Que peut apporter ce modèle au monde ?
Si Obama confirme son leadership sur le camp démocrate, remporte l’élection de novembre et agit par la suite conformément à ce qu’il déclare, cette réussite, après deux mandats de George Bush vécus par beaucoup d’Américains comme un gâchis au plan tant intérieur qu’extérieur, offrira bien sûr la chance d’un autre positionnement des Etats-Unis, plus ouvert, moins unilatéral, bref, moins caricatural.
Au-delà des dossiers géopolitiques du moment, ce modèle pourrait aussi, pour ainsi dire par contagion, inspirer d’autres démarches progressistes renouvelées, capables par davantage d’attention aux faits comme par une inspiration juste parce que longuement mûrie au contact des réalités sociales, de mieux dépasser les antagonismes, d’associer mobilisation collective et responsabilisation individuelle, de représenter encore un ancrage possible pour un multiculturalisme à la fois tolérant sur les mœurs et exigeant sur les principes.
Si l’on associe de surcroît au sénateur de l’Illinois sa femme, Michelle, reconnue par nombre d’électeurs américains comme une personnalité elle aussi exceptionnelle – voyez encore le discours qu’elle a prononcé le 16 mars à Villanova (Pa) –, c’est un modèle doublement neuf, complémentaire, que donne à voir la montée en puissance de Barack Obama, et qui laisse ainsi également entrevoir une intelligence plus complète et des rapports plus mûrs entre les sexes.
Que nous dit-il enfin sur la France ?
En nous invitant à porter un regard sur l’Hexagone à la fois attentif et distancié, ce modèle fait aussi apparaître, en creux, quelques unes de nos faiblesses en matière de leadership, qu’il soit d’ailleurs de droite ou gauche.
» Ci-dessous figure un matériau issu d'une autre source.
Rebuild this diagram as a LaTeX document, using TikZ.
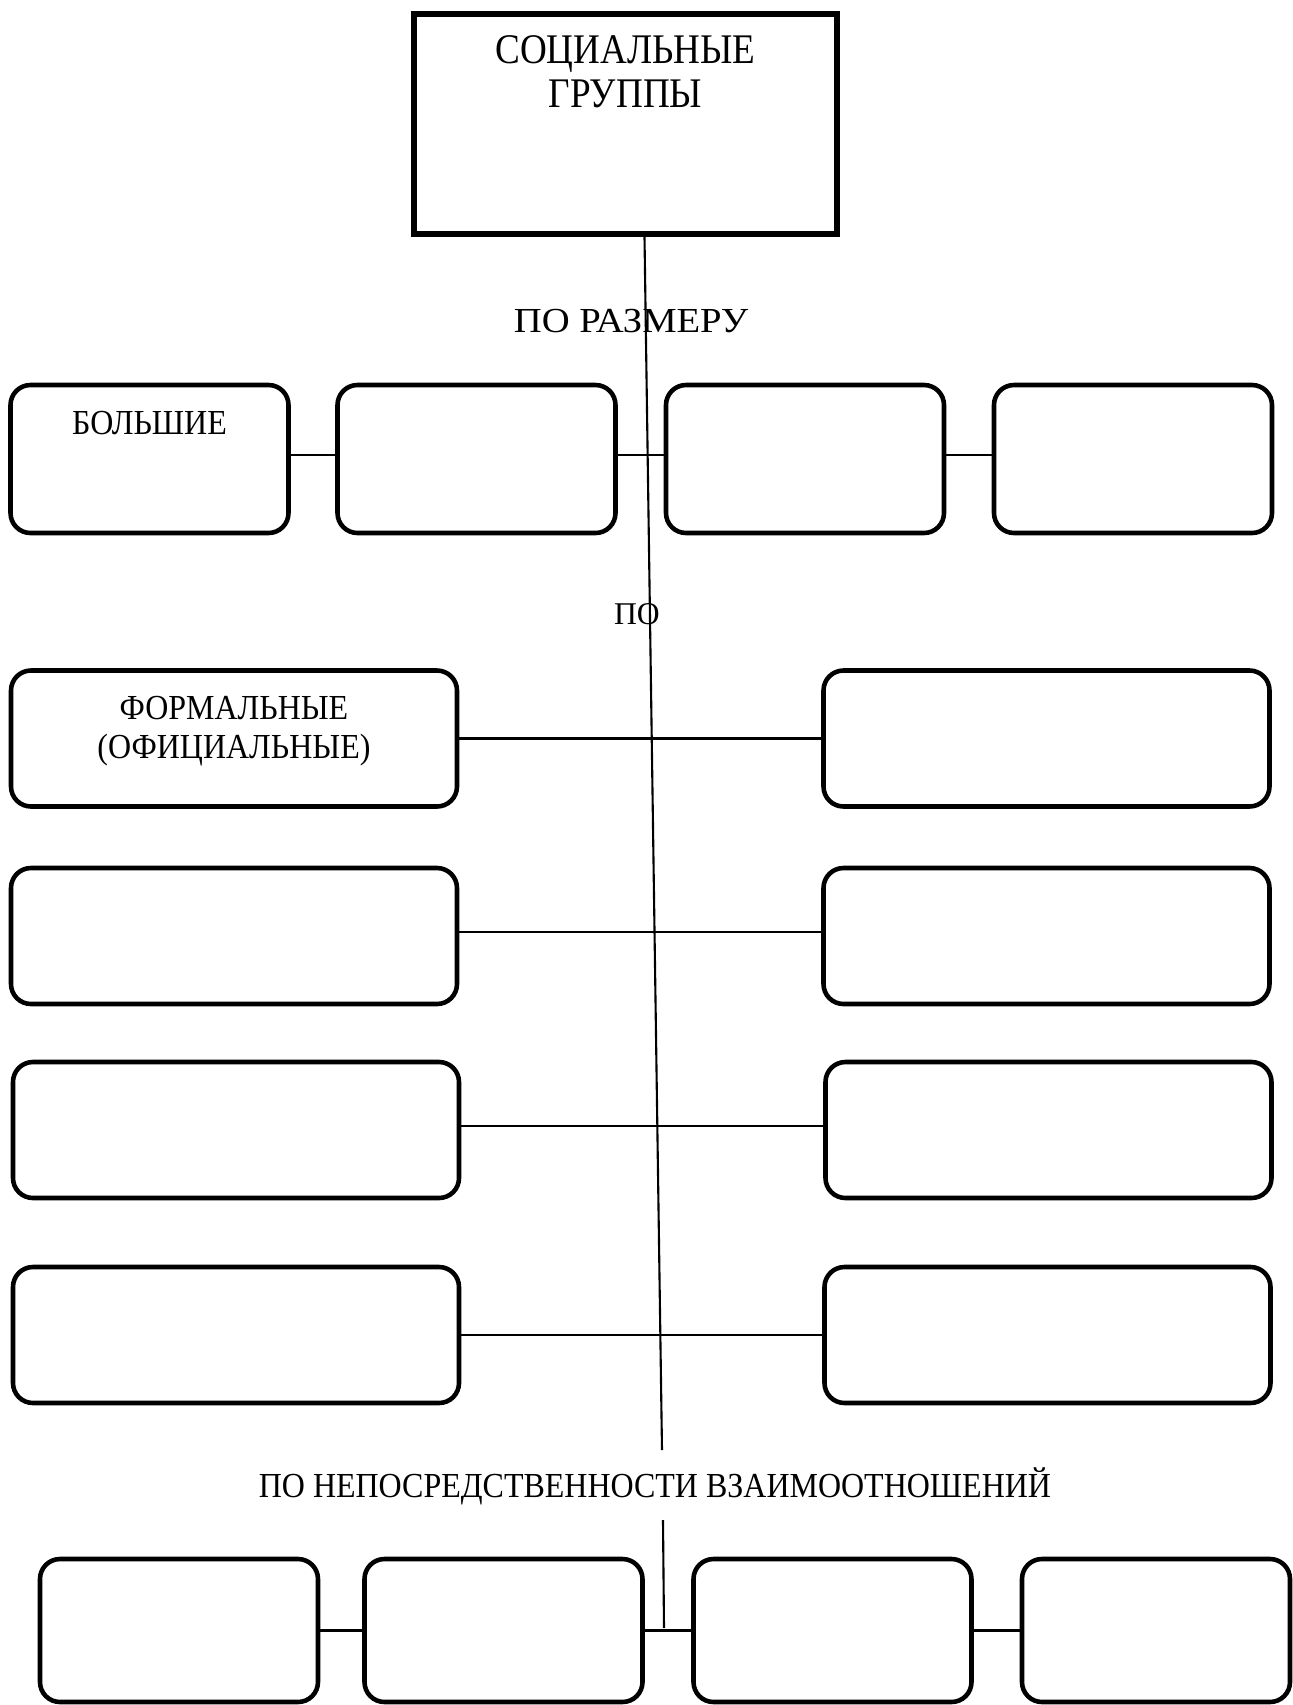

Il en va du changement chez nous comme des westerns en Amérique : pas plus que « le bon » ne sait entraîner, « la brute » ne peut rassembler. Or, si « le truand » n’est jamais une bonne option, la question du leader, des leaders, est bien en revanche une question posée avec acuité aujourd’hui à la société française.
Ce nouveau modèle de leadership fait d’abord ressortir le fait que nous sommes, nous aussi, un pays profondément clivé et figé sur des antagonismes anciens qui peinent à faire davantage de place au pragmatisme et à l’innovation. Il y a là, à l’évidence, aussi bien un déficit de méthode qu’un passage de relais difficile de la génération du baby boom à celle d’après Mai 68. La capacité de ce nouveau leadership à la fois à rassurer et à réintroduire de la confiance révèle aussi la primauté des peurs au sein de la société française et cette propension assidue au découragement et au cynisme plutôt qu’à l’expérimentation et à l’action.
Bref, d’un peu plus loin qu’avec notre focale habituelle, l’émergence entraînante du nouveau style de leadership que représente Barack Obama ne fait ressortir qu’avec davantage de force encore notre difficulté à renouveler nos références démocratiques et à impulser de nouvelles dynamiques, dans lesquelles la réforme ne serait pas l’ennnemie du plus grand nombre ; c’est là d’ailleurs tout l’enjeu de la feuille de route que représente le rapport Attali qui cristallise bien, de fait, cet enjeu de génération.
Ainsi, l’engouement perceptible dans notre pays pour Barack Obama ne représente-t-il pas seulement l’attente d’une Amérique nouvelle. Il exprime aussi, chez nous, avec vigueur le besoin de dépasser les vieux clivages inopérants dans un monde en mouvement.